We must also not forget to RefreshWindow any
existing found window to remove any rectangular band highlight.
We then call SetFinderToolImage to restore
the image on the static control to the "bulls eye in a window" bitmap.
We then release the mouse capture by calling the ReleaseCapture
API. We also unhide the main frame window and also set the search window flag
g_bStartSearchWindow to FALSE.
Updates
- v1 :- Monday January 7th 2002.
- v1.1 :- Let me say a very big thanks to all the readers who have sent me very supportive comments and have given very good ratings to this article. It's very encouraging. Thanks !
- v1.2 :- I have submitted another article :
WindowFloater -
A System Tray Utility To Make A Window Float To The Top
that gives a good demonstration of an effective use of the WindowFinder utility.
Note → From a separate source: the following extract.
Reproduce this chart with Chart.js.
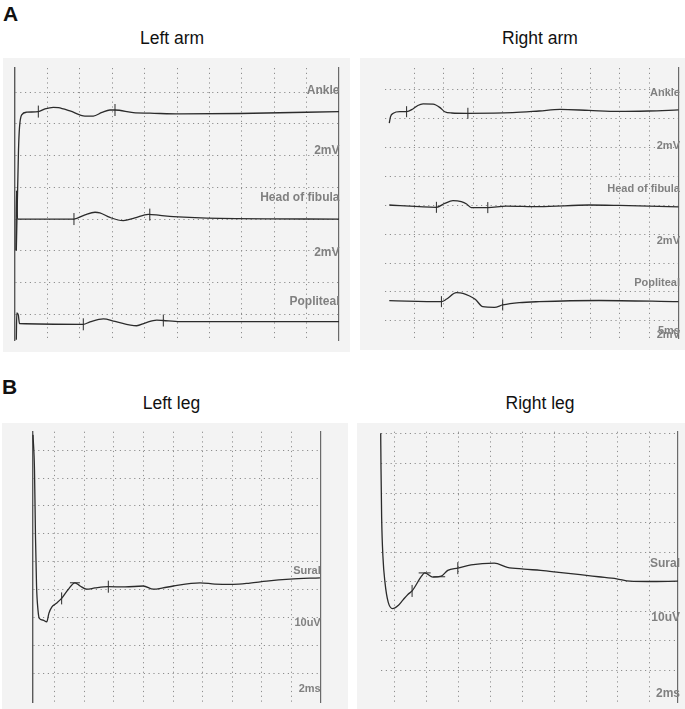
<!DOCTYPE html>
<html><head><meta charset="utf-8">
<script src="https://cdn.jsdelivr.net/npm/chart.js@4.4.1/dist/chart.umd.min.js"></script>
<style>
html,body{margin:0;padding:0;background:#fff;}
#page{position:relative;width:685px;height:709px;overflow:hidden;font-family:"Liberation Sans",Arial,sans-serif;}
.panel{position:absolute;background:#f3f3f3;}
.panel canvas{position:absolute;left:0;top:0;}
.t{position:absolute;white-space:nowrap;color:#111;font-size:17.5px;line-height:17.5px;}
.big{position:absolute;font-weight:bold;font-size:21px;line-height:21px;color:#111;}
.lab{position:absolute;white-space:nowrap;color:#808080;font-weight:bold;text-align:right;}
.s12{font-size:12px;line-height:12px;}
.s11{font-size:11px;line-height:11px;}
</style></head>
<body>
<div id="page">
  <div class="big" style="left:3px;top:3px;">A</div>
  <div class="big" style="left:2px;top:375.5px;">B</div>
  <div class="t" id="tAL" style="top:29.8px;">Left arm</div>
  <div class="t" id="tAR" style="top:29.8px;">Right arm</div>
  <div class="t" id="tBL" style="top:394.5px;">Left leg</div>
  <div class="t" id="tBR" style="top:394.5px;">Right leg</div>

  <div class="panel" style="left:3px;top:58px;width:347px;height:294px;"><canvas id="cAL" width="347" height="294"></canvas></div>
  <div class="panel" style="left:360px;top:58px;width:325px;height:292px;"><canvas id="cAR" width="325" height="292"></canvas></div>
  <div class="panel" style="left:2px;top:423px;width:346px;height:286px;"><canvas id="cBL" width="346" height="286"></canvas></div>
  <div class="panel" style="left:357px;top:423px;width:328px;height:286px;"><canvas id="cBR" width="328" height="286"></canvas></div>

  <div class="lab s12" style="right:345.5px;top:83.9px;">Ankle</div>
  <div class="lab s12" style="right:345.5px;top:143.6px;">2mV</div>
  <div class="lab s12" style="right:345.5px;top:191.1px;">Head of fibula</div>
  <div class="lab s12" style="right:345.5px;top:246.3px;">2mV</div>
  <div class="lab s12" style="right:345.5px;top:294.6px;">Popliteal</div>

  <div class="lab s11" style="right:5px;top:87.3px;">Ankle</div>
  <div class="lab s11" style="right:5px;top:140.1px;">2mV</div>
  <div class="lab s11" style="right:5px;top:183.3px;">Head of fibula</div>
  <div class="lab s11" style="right:5px;top:234.9px;">2mV</div>
  <div class="lab s11" style="right:5px;top:277.4px;">Popliteal</div>
  <div class="lab s11" style="right:5px;top:324.9px;">5ms</div>
  <div class="lab s11" style="right:5px;top:329.3px;">2mV</div>

  <div class="lab s11" style="right:364.3px;top:564.9px;">Sural</div>
  <div class="lab s11" style="right:364.3px;top:617.4px;">10uV</div>
  <div class="lab s11" style="right:364.3px;top:683.4px;">2ms</div>

  <div class="lab s12" style="right:5px;top:557.4px;">Sural</div>
  <div class="lab s12" style="right:5px;top:610.8px;">10uV</div>
  <div class="lab s12" style="right:5px;top:686.6px;">2ms</div>
</div>
<script>
// ---------- Titles ----------
const panelTitles = ["Left arm", "Right arm", "Left leg", "Right leg"];

// ---------- A: motor traces (time in ms, amplitude in mV) ----------
const leftArmAnkleT = [0.2, 0.54, 0.69, 1.03, 1.81, 3.6, 4.63, 5.91, 6.68, 8.49, 10.8, 12.08, 13.43, 14.66, 15.43, 18.26, 20.83, 25.46, 34.7, 50];
const leftArmAnkleV = [4.0, 10.35, 11.75, 12.57, 12.74, 12.78, 12.95, 13.05, 13.03, 12.82, 12.5, 12.5, 12.73, 12.88, 12.88, 12.71, 12.68, 12.63, 12.66, 12.78];
const leftArmFibulaT = [0.15, 0.23, 0.39, 9.1, 10.8, 12.35, 13.1, 14.66, 16.71, 18.5, 20.57, 22.38, 24.43, 31.6, 50];
const leftArmFibulaV = [4.05, 7.8, 6.0, 6.0, 6.27, 6.43, 6.39, 6.1, 5.9, 6.07, 6.3, 6.23, 6.15, 6.04, 6.0];
const leftArmPoplT = [0.2, 0.28, 0.51, 0.69, 10.54, 11.57, 13.63, 15.43, 18.78, 20.06, 21.87, 22.89, 25.46, 50];
const leftArmPoplV = [-1.62, 0.08, -0.05, -0.59, -0.64, -0.49, -0.3, -0.46, -0.73, -0.56, -0.37, -0.4, -0.47, -0.47];
const leftArmMarkT = [3.6, 15.43, 9.1, 20.8, 10.54, 22.89];
const leftArmMarkV = [12.78, 12.88, 6.0, 6.28, -0.64, -0.4];

const rightArmAnkleT = [0.73, 0.93, 1.41, 2.54, 3.68, 4.75, 5.59, 6.49, 8.19, 9.32, 10.17, 11.36, 14.12, 21.75, 26.27, 29.83, 34.75, 39.83, 44.9, 50];
const rightArmAnkleV = [13.69, 14.13, 14.38, 14.49, 14.49, 14.68, 14.92, 15.03, 15.01, 14.79, 14.49, 14.4, 14.38, 14.42, 14.54, 14.65, 14.58, 14.51, 14.54, 14.61];
const rightArmFibulaT = [0.73, 8.76, 10.17, 11.58, 13.0, 13.9, 14.69, 17.51, 20.63, 26.27, 34.75, 39.83, 50];
const rightArmFibulaV = [8.02, 7.86, 8.13, 8.32, 8.25, 8.09, 7.84, 7.84, 7.95, 7.91, 8.02, 7.99, 7.89];
const rightArmPoplT = [0.73, 9.61, 10.51, 12.15, 13.27, 14.41, 15.42, 16.66, 18.64, 20.05, 22.88, 26.27, 36.44, 50];
const rightArmPoplV = [1.39, 1.32, 1.5, 1.94, 1.9, 1.71, 1.47, 0.97, 0.93, 1.09, 1.25, 1.32, 1.4, 1.32];
const rightArmMarkT = [3.68, 14.12, 8.76, 17.51, 9.61, 20.05];
const rightArmMarkV = [14.49, 14.38, 7.86, 7.84, 1.32, 1.09];

// ---------- B: sural sensory traces (time in ms, amplitude in uV) ----------
const leftLegSuralT = [0.52, 0.62, 0.69, 0.76, 0.86, 0.95, 1.2, 1.45, 1.6, 1.79, 2.08, 2.46, 2.89, 3.36, 3.71, 4.16, 4.72, 5.62, 6.75, 7.99, 8.67, 9.32, 10.02, 11.83, 12.84, 14.08, 15.21, 16.34, 17.92, 19.95];
const leftLegSuralV = [85.5, 73.2, 48.7, 31.3, 22.5, 19.6, 19.0, 18.4, 21.5, 23.7, 24.95, 26.8, 29.9, 32.4, 31.25, 30.1, 30.55, 31.0, 30.9, 31.25, 30.1, 30.55, 31.25, 32.4, 31.95, 31.85, 32.3, 33.0, 33.7, 34.2];
const leftLegMarkT = [2.46, 5.62];
const leftLegMarkV = [26.8, 31.0];
const leftLegPeakT = [3.36];
const leftLegPeakV = [32.4];

const rightLegSuralT = [1.11, 1.13, 1.17, 1.25, 1.38, 1.58, 1.86, 2.21, 2.5, 2.83, 3.08, 3.67, 3.87, 4.39, 4.91, 5.32, 5.95, 6.78, 8.24, 9.06, 10.1, 11.15, 12.29, 13.64, 14.78, 15.92, 16.76, 17.9, 19.77];
const rightLegSuralV = [80.2, 68.1, 51.6, 38.5, 29.7, 23.1, 20.9, 22.0, 23.8, 25.8, 26.9, 31.9, 33.0, 31.6, 31.9, 33.85, 34.6, 35.7, 36.3, 34.9, 34.3, 33.85, 33.2, 32.4, 31.7, 31.0, 30.2, 30.1, 30.2];
const rightLegMarkT = [3.08, 5.95];
const rightLegMarkV = [26.9, 34.6];
const rightLegPeakT = [3.87, 4.78];
const rightLegPeakV = [33.0, 31.7];

// ---------- grid tick values ----------
const armTimeTicks = [5, 10, 15, 20, 25, 30, 35, 40, 45];
const leftArmAmpTicks = [0, 2, 4, 6, 8, 10, 12, 14];
const rightArmAmpTicks = [0, 2, 4, 6, 8, 10, 12, 14, 16];
const legTimeTicks = [2, 4, 6, 8, 10, 12, 14, 16, 18];
const legAmpTicks = [0, 10, 20, 30, 40, 50, 60, 70, 80];

// ---------- helpers ----------
const TRACE = '#2b2b2b';
const pts = (t, v) => t.map((x, i) => ({x, y: v[i]}));
const trace = (t, v) => ({type: 'line', data: pts(t, v), borderColor: TRACE, borderWidth: 1.3,
  pointRadius: 0, cubicInterpolationMode: 'monotone', fill: false, clip: false});
const marks = (t, v, rot, r) => ({type: 'scatter', data: pts(t, v), pointStyle: 'line', pointRotation: rot,
  pointRadius: r, pointHoverRadius: r, pointBorderColor: TRACE, pointBorderWidth: 1, borderColor: TRACE, clip: false});

function panel(id, datasets, o) {
  const setTicks = arr => (s) => { s.ticks = arr.map(v => ({value: v})); };
  const gridCol = '#8e8e8e';
  new Chart(document.getElementById(id), {
    type: 'line',
    data: {datasets},
    options: {
      responsive: false, animation: false, devicePixelRatio: 1,
      events: [],
      layout: {padding: o.pad},
      plugins: {legend: {display: false}, tooltip: {enabled: false}},
      scales: {
        x: {type: 'linear', position: 'bottom', min: o.xmin, max: o.xmax, afterBuildTicks: setTicks(o.xt),
            ticks: {display: false}, grid: {color: gridCol, lineWidth: 1, drawTicks: false},
            border: {display: false, dash: [1.2, 3.6]}},
        y: {type: 'linear', position: 'left', min: o.ymin, max: o.ymax, afterBuildTicks: setTicks(o.yt),
            ticks: {display: false}, grid: {color: gridCol, lineWidth: 1, drawTicks: false},
            border: {display: o.leftBorder, color: '#5a5a5a', width: 1.4, dash: [1.2, 3.6]}},
        yr: {type: 'linear', position: 'right', min: o.ymin, max: o.ymax,
            ticks: {display: false}, grid: {display: false, drawTicks: false},
            border: {display: true, color: '#6a6a6a', width: 1.2}}
      }
    }
  });
}

panel('cAL', [
  trace(leftArmAnkleT, leftArmAnkleV), trace(leftArmFibulaT, leftArmFibulaV), trace(leftArmPoplT, leftArmPoplV),
  marks(leftArmMarkT, leftArmMarkV, 90, 6)
], {pad: {left: 12, right: 11, top: 10, bottom: 12}, xmin: 0, xmax: 50, ymin: -1.63, ymax: 15.53,
    xt: armTimeTicks, yt: leftArmAmpTicks, leftBorder: true});

panel('cAR', [
  trace(rightArmAnkleT, rightArmAnkleV), trace(rightArmFibulaT, rightArmFibulaV), trace(rightArmPoplT, rightArmPoplV),
  marks(rightArmMarkT, rightArmMarkV, 90, 5.5)
], {pad: {left: 25, right: 5, top: 10, bottom: 12}, xmin: 0, xmax: 50, ymin: -1.2, ymax: 17.52,
    xt: armTimeTicks, yt: rightArmAmpTicks, leftBorder: false});

panel('cBL', [
  trace(leftLegSuralT, leftLegSuralV),
  marks(leftLegMarkT, leftLegMarkV, 90, 6), marks(leftLegPeakT, leftLegPeakV, 0, 5)
], {pad: {left: 30.7, right: 27.3, top: 8.7, bottom: 0}, xmin: 0.5, xmax: 20, ymin: -10.4, ymax: 86.65,
    xt: legTimeTicks, yt: legAmpTicks, leftBorder: true});

panel('cBR', [
  trace(rightLegSuralT, rightLegSuralV),
  marks(rightLegMarkT, rightLegMarkV, 90, 6), marks(rightLegPeakT, rightLegPeakV, 0, 6)
], {pad: {left: 23.7, right: 5, top: 8.7, bottom: 0}, xmin: 1.11, xmax: 19.77, ymin: -10.65, ymax: 80.75,
    xt: legTimeTicks, yt: legAmpTicks, leftBorder: false});

// ---------- place titles centred over panels ----------
const titleCentres = {tAL: 172, tAR: 540, tBL: 171.3, tBR: 540};
Object.keys(titleCentres).forEach(k => {
  const el = document.getElementById(k);
  el.style.left = (titleCentres[k] - el.offsetWidth / 2) + 'px';
});
</script>
</body></html>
I hope it will be of benefit to all.
Conclusion
And that's it. A complete re-creation of the Microsoft Spy++ Window Finder Tool.
I plan to write another article in the near future to make practical use of my
Window Finder. I hope that the sample code will be of benefit to all readers. It
is said that "imitation is the sincerest form of flattery". I do have great
esteem for the Microsoft Engineers and I hope that my demo app is not a cheap
imitation but an effective one that demonstrates how things can be done using
regular and fully documented Win32 APIs.